Cierva Cove is a serious glacial area on the Western side of Graham Land, up near the top of the Antarctic Peninsula. Under a brilliant blue sky, flat-topped tabular icebergs floated in Hughes bay. We zodiac cruised around them, pressing forward into thick brash ice that popped and crackled as air trapped millennia ago released from the melting pieces. Imagine, what animal exhaled that air last, now being freed into the atmosphere again.
Forging our way, bouncing over and around ice chunks, I easily imagined what it might feel like to get trapped like adventurous explorers a century ago. Coming around a flat berg, I held my breath passing a sleeping Leopard Seal with a blood-smeared mouth.
With reports of them attacking zodiac boats, I hoped it didn’t decide to wake up and jump at us. Other seals live and breed in colonies. These guys are loners, eating other seals and penguins along with krill and fish. The shape of the head looks rather reptilian rather than the cute seals doing tricks at Sea World.
We laughed with delight when a Minke whale surfaced, blowing a geyser of water sky-high. Minke’s are the second smallest of the baleen whales. (S)he stayed around us, feeding for quite a while. A clue this is a Minke is both the blowhole and fin showing at the same time at the water’s edge.

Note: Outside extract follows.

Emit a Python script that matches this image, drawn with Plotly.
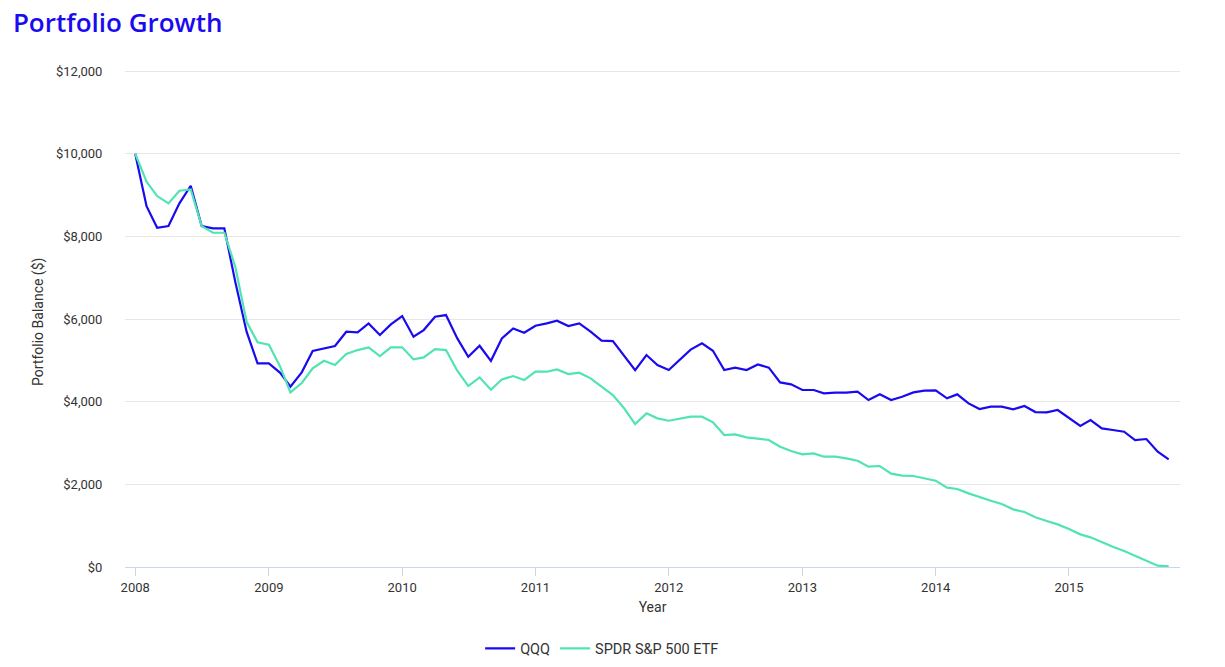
import plotly.graph_objects as go
import pandas as pd

months = pd.date_range("2008-01-01", periods=94, freq="MS").strftime("%Y-%m-%d").tolist()

qqq = [10000, 8730, 8210, 8250, 8800, 9226, 8250, 8195, 8195, 6900, 5694, 4928,
       4928, 4700, 4363, 4710, 5226, 5290, 5347, 5694, 5677, 5895, 5613, 5871,
       6073, 5573, 5734, 6057, 6097, 5532, 5089, 5355, 4990, 5532, 5774, 5669,
       5839, 5895, 5960, 5831, 5895, 5694, 5476, 5468, 5105, 4766, 5129, 4887,
       4766, 5030, 5260, 5411, 5234, 4766, 4823, 4766, 4903, 4823, 4468, 4420,
       4283, 4283, 4202, 4218, 4218, 4242, 4041, 4180, 4041, 4121, 4226, 4266,
       4274, 4081, 4178, 3960, 3823, 3879, 3879, 3815, 3895, 3750, 3742, 3799,
       3597, 3412, 3557, 3355, 3315, 3274, 3073, 3097, 2790, 2605]

spdr = [10000, 9323, 8977, 8800, 9105, 9137, 8250, 8089, 8089, 7266, 5935, 5436,
        5379, 4847, 4226, 4452, 4807, 4992, 4887, 5154, 5250, 5315, 5105, 5315,
        5315, 5024, 5073, 5274, 5250, 4750, 4379, 4589, 4290, 4540, 4621, 4524,
        4726, 4726, 4783, 4670, 4702, 4565, 4363, 4162, 3839, 3460, 3718, 3597,
        3540, 3597, 3637, 3637, 3500, 3194, 3210, 3137, 3113, 3073, 2911, 2807,
        2726, 2750, 2669, 2669, 2629, 2573, 2427, 2444, 2258, 2210, 2202, 2145,
        2089, 1919, 1887, 1782, 1686, 1605, 1524, 1395, 1331, 1202, 1113, 1032,
        919, 790, 718, 597, 492, 387, 266, 153, 32, 15]

y_ticks = [0, 2000, 4000, 6000, 8000, 10000, 12000]
y_labels = ["$0", "$2,000", "$4,000", "$6,000", "$8,000", "$10,000", "$12,000"]
x_ticks = ["2008-01-01", "2009-01-01", "2010-01-01", "2011-01-01", "2012-01-01",
           "2013-01-01", "2014-01-01", "2015-01-01"]
x_labels = ["2008", "2009", "2010", "2011", "2012", "2013", "2014", "2015"]

fig = go.Figure()
fig.add_trace(go.Scatter(x=months, y=qqq, mode="lines", name="QQQ",
                         line=dict(color="#1a0af0", width=2.2)))
fig.add_trace(go.Scatter(x=months, y=spdr, mode="lines", name="SPDR S&P 500 ETF",
                         line=dict(color="#50e3b4", width=2.2)))

fig.update_layout(
    width=1225, height=667,
    paper_bgcolor="white", plot_bgcolor="white",
    margin=dict(l=117, r=53, t=59, b=108, autoexpand=False),
    font=dict(family="Roboto", size=13, color="#333333"),
    title=dict(text="Portfolio Growth", x=0.004, xanchor="left", y=0.978, yanchor="middle",
               font=dict(family="Open Sans", size=26, weight=600, color="#1a0af0")),
    showlegend=True,
    legend=dict(orientation="h", xref="container", x=0.485, xanchor="center",
                y=-0.163, yanchor="middle",
                font=dict(size=14.5, color="#333333"), tracegroupgap=20),
    xaxis=dict(
        range=["2007-12-04", "2015-11-01"], automargin=False,
        tickmode="array", tickvals=x_ticks, ticktext=x_labels,
        showgrid=False, showline=True, linecolor="#ccd6eb", linewidth=1,
        ticks="outside", ticklen=8, tickcolor="#ccd6eb",
        tickfont=dict(size=13, color="#333333"),
        title=dict(text="Year", font=dict(size=14, color="#333333"), standoff=8),
        zeroline=False,
    ),
    yaxis=dict(
        range=[0, 12100], automargin=False,
        tickmode="array", tickvals=y_ticks, ticktext=y_labels,
        showgrid=True, gridcolor="#e6e6e6", gridwidth=1,
        zeroline=False, showline=False,
        ticks="outside", ticklen=0, tickcolor="rgba(0,0,0,0)",
        ticklabelstandoff=19, tickfont=dict(size=13, color="#333333"),
    ),
    annotations=[dict(text="Portfolio Balance ($)", xref="paper", yref="paper",
                      x=-0.0825, y=0.49, xanchor="center", yanchor="middle",
                      textangle=-90, showarrow=False,
                      font=dict(size=14, color="#333333"))],
)

fig.write_html("out.html")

Immense bergs floated around us, caved off nearby glaciers. Ice jumbled in odd shapes while every surface sparkled under the sun.
Weddell seals laid on ice, sunbathing and lazy on this summer day in Antarctica.
Coming around this amazing iceberg, we were surprised by a swimming Leopard Seal. Although this is the third we’d seen on this trip, this was the first in the water, emphasizing such agility and speed. I’m glad no one fell in the water.
The last picture is Primavera, the Argentinian summer station. They waved at us, and probably got a kick out of those brave (?) souls who participated in the polar plunge while chinstrap penguins looked on, shaking their heads in disbelief.